Tightness and Expansion
A person has a problem of being tight and also expansive. A nervous person, for instance, has a spree on Saturday night and on Monday becomes very, very contracted. That problem is part of the technique of poetry: how to be neat and also expansive, tight and also loose. All good lines of poetry are a success there. The lines are neat, they don’t slop over, and yet they go into space. Free verse was a means of meeting that problem. We should see that lines that are very neat indeed are on the side of poetry, and so is a line like Sandburg’s “When Abraham Lincoln was shoveled into the tombs, he forgot the copperheads and the assassin…in the dust, in the cool tombs.”

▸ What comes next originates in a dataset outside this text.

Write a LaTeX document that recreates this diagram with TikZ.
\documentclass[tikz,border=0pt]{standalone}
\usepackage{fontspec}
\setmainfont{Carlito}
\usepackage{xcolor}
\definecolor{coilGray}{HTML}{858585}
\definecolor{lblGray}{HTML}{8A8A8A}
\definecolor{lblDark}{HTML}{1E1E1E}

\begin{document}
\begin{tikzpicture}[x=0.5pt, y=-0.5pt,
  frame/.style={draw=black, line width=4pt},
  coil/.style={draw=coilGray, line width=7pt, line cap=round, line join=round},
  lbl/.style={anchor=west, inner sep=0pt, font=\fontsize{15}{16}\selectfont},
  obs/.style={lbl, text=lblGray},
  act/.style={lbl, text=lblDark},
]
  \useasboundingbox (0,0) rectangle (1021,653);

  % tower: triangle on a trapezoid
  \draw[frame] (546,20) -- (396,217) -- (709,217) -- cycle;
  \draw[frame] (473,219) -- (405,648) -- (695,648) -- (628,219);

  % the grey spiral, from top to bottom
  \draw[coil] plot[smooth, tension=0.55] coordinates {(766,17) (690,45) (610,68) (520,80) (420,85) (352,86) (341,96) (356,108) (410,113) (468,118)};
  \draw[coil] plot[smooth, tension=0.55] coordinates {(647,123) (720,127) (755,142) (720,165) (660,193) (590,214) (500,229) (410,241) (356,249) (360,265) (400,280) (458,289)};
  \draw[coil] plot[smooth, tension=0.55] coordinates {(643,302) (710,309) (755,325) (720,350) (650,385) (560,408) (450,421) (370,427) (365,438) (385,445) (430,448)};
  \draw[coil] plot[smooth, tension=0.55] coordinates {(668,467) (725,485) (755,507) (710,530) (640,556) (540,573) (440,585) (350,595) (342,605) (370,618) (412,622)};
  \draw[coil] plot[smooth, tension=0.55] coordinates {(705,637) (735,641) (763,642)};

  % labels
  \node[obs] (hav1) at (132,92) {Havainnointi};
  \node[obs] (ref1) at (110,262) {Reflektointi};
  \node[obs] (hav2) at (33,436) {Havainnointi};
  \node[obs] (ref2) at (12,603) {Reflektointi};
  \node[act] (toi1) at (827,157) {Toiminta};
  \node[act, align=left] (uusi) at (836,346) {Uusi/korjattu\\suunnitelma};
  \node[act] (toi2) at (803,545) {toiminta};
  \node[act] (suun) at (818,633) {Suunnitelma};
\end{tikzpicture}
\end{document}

That has expansion in it, but there is neatness anyway. The problem of free verse is the problem of how to get order even though the order isn’t obvious. The beat, which is a big thing in poetry, occurs unexpectedly in free verse, but it is there. The beat stands for backbone; the other syllables stand for muscle.
Lightness and Heaviness
I close with a poem which I’ve always felt, though it came almost cryingly, had technique. There is a little girl who runs across the street; and then there is the Missouri, the slowest and the muddiest river. There is something of the moment, and there is something of all time. And the poem has fun in it. As I look on it now, I see it as having lightness and heaviness; in other words, something like technique. That is for you to judge. [Note. This poem, “The Missouri,” is included in Eli Siegel’s Hot Afternoons Have Been in Montana: Poems (New York: Definition Press).]
How a river goes its way
While little girls in April dresses
Run from a pavement
Across a street
To a pavement there.
How the Missouri
Before that dying,
That possessing of wide cloud
In June, in June,
Was warm and had
Warm twigs on it, going
With the water.
Well, the world is space and heaviness. And the problem of technique is to show that the world of nothingness is like the world that we kick and which sometimes bumps into us, that the world of speed is also the world of tranquility. So Aesthetic Realism says, in studying the technique of verse you are studying yourself, and you are studying what the world yearns for with the utmost logic.